In 1903, he married Angelica Schuyler Crosby of New York in Jefferson County, West Virginia. She was the daughter of Harriet (née Van Rensselaer) Crosby and John Schuyler Crosby, the 5th Governor of the Montana Territory, and the paternal granddaughter of Clarkson F. Crosby and Angelica (née Schuyler) Crosby (a relative of U.S. Senator and noted Revolutionary War General Philip Schuyler), and the great-great-granddaughter of William Floyd, a signer of the United States Declaration of Independence. Through her mother, she was the granddaughter of General Stephen Van Rensselaer IV, who was the last patroon of Rensselaerwyck and the son of Stephen Van Rensselaer III. Together, they were the adoptive parents of Beatrice Van Rensselaer Henderson (1906–1992), who was married to Joseph Wholean (1894–1971) in 1926.
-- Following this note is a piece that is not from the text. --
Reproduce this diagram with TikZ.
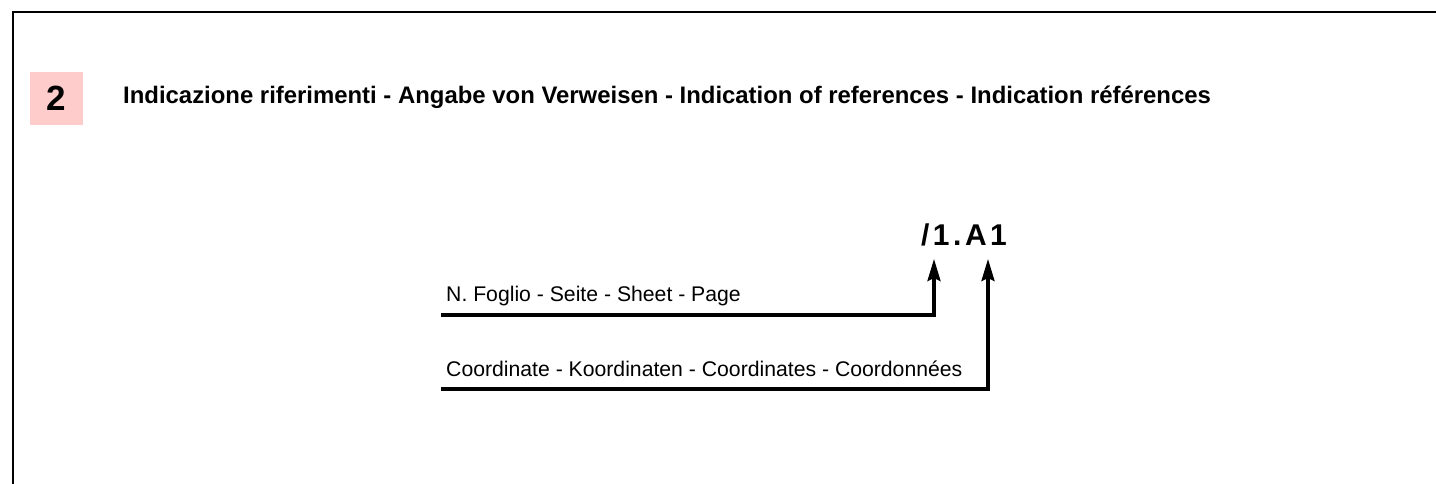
\documentclass[tikz,border=0pt]{standalone}
\usepackage{fontspec}
\setmainfont{Liberation Sans}
\usetikzlibrary{arrows.meta}
\definecolor{pinkbox}{RGB}{255,204,204}
\tikzset{
  frame/.style={line width=2.5pt, line cap=rect},
  lbl/.style={anchor=base west, inner sep=0pt, font=\fontsize{21.2}{25}\selectfont},
  conn/.style={line width=3.2pt, -{Stealth[length=22pt,width=13pt,inset=3pt]}},
}
\begin{document}
\begin{tikzpicture}[x=1pt,y=1pt]
\useasboundingbox (0,0) rectangle (1436,484);
% frame (top and left edges)
\draw[frame] (13,0) -- (13,472) -- (1440,472);
% number box
\node[fill=pinkbox, minimum width=53pt, minimum height=53pt, inner sep=0pt,
      font=\bfseries\fontsize{35}{40}\selectfont] (num) at (56.5,385.5) {2};
% title
\node[anchor=base west, inner sep=0pt, font=\bfseries\fontsize{23.9}{28}\selectfont]
  (title) at (123,380) {Indicazione riferimenti - Angabe von Verweisen - Indication of references - Indication références};
% reference code
\node[anchor=base, inner sep=0pt, font=\bfseries\fontsize{30}{34}\selectfont]
  (code) at (964,238) {/\kern3.5pt 1\kern3.5pt .\kern3.5pt A\kern3.5pt 1};
% labels
\node[lbl] (sheet) at (446,182) {N. Foglio - Seite - Sheet - Page};
\node[lbl] (coord) at (446,107) {Coordinate - Koordinaten - Coordinates - Coordonnées};
% connector end points
\coordinate (s1) at (441,169);
\coordinate (s2) at (441,95);
\coordinate (t1) at (934,225);
\coordinate (t2) at (988,225);
\draw[conn] (s1) -| (t1);
\draw[conn] (s2) -| (t2);
\end{tikzpicture}
\end{document}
Henderson died in Washington, D.C., on January 4, 1923.

===Legacy===
Henderson is commemorated in the scientific name of a species of lizard, Anolis hendersoni, which is native to the West Indies.

==Publications==
- American Diplomatic Questions, 1901, McMillan Company. New York.
- Cruise of the Tomas Barrera, 1916, G.P. Putnam's Sons, New York.